Because people left me ALONE, to find my way, and become a young adult on my own terms. NO ONE tried to mess with my head, and give me a well rounded personality. They did not try to teach me how to speak three foreign languages while playing football, and balancing a violin on my head. When I look at all the well rounded personalities that private schools regularly churn out, I get goosebumps, and hold my imperfection tightly to my chest, thanking heavens for my Rs 300 a year education, which did not make me perfect. Not even close.
What it did give me was the ability to make friends with people from different parts of the country, with different backgrounds. It taught me not to take too much pride in good grades or good diction, because really most of your abilities are half chance. It taught me that people have immense room for self improvement on their own, and that giving kids minimal homework actually lets them be happy young people.
I enjoyed the long games periods, in the usually sprawling grounds that KVs have (though I never really played any sports of any kind). I did try to throw a javelin once, however projectile motion is a complicated thing, and the Javelin just hung limply in the air, and then fell down near my feet. This caused the games teacher to shake his head with violent disappointment, almost as if I had failed a dope test on the eve of the Olympics.
I also remember the hot summer afternoons, after lunch break, when we would have classes. The most soporific effect would be that of Hindi poetry classes, where we would have to take turns in reading poetry. Some classes would of course turn bizarre, because poems would, in detail, discuss things like the physiology of elephants in heat, or the polygamous tendencies of Krishna. How the latter was considered age appropriate, I will never know, but it was poetry, so there!
But this gives me an idea! We could try teaching sex education to children through Hindi couplets written in the Veera-rasa. I think that will take care of the question of Indian values, and spreading of the Hindi Language all at once. Don’t tell me this idea is not Pure Gold.
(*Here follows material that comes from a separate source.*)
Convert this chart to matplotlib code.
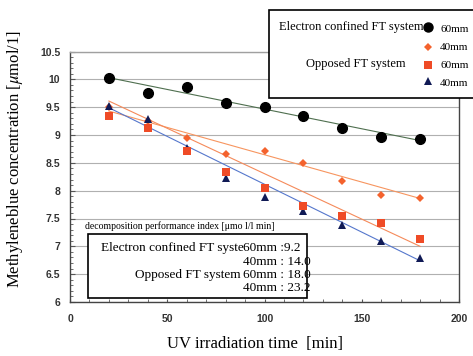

We could schedule the class right after the compulsory scripture lessons, and top it up with lessons on self-control and compulsory roti-stuffing into unwilling mouths.
Anyhow, as we grew older our social sciences syllabus was divided into History, Geography and Civics. Civics is an extremely important subject that teaches young students their place in the world, bits of the constitution and mores of social organization. The syllabus is organized to be as Soul Crushing as possible, but luckily I had a wonderful Social Sciences teacher, who could even make reading transcripts of a Manmoham Singh speech interesting. I think she (Ms Aditi Chatterjee) played a wonderful role for me and my classmates in Kendriya Vidyala Ballygunge, Kolkata. She taught us to think for ourselves, question the tide of current events. Imagine 14 year old children discussing the Iraq war in a classroom with a coherence and eloquence that I have struggled to find even in college! This was right before our prejudices set like cement in our sub-conscious, and we were more willing to listen to a contrary point of view.
I also remember the canteen and the rather squishy Samosas and Jaljeera for sale there. People developed addictions to it, from what I remember.
I think this post is coming dangerously close to becoming a unceasing walk down memory lane. One can’t use a blog too often to take such trips, out of fear of losing their readers along the way.
I feel that in our quest towards educating our young, we are focusing on turning them into elites, well spoken with a good sartorial sense, mixed in with their sense of entitlement. Private school education, with its humungous fees ensures a kind of income bracket homogeneity and talent engineering that makes kids ‘designer kids’. And if that is what one wants out of an education, there is nothing wrong with it.
For those who value the imperfection in their kids, and are okay with taking a bit of a lottery on exactly what the kid is going to become, try a school that lets them be. That gives them the basics and sets them free.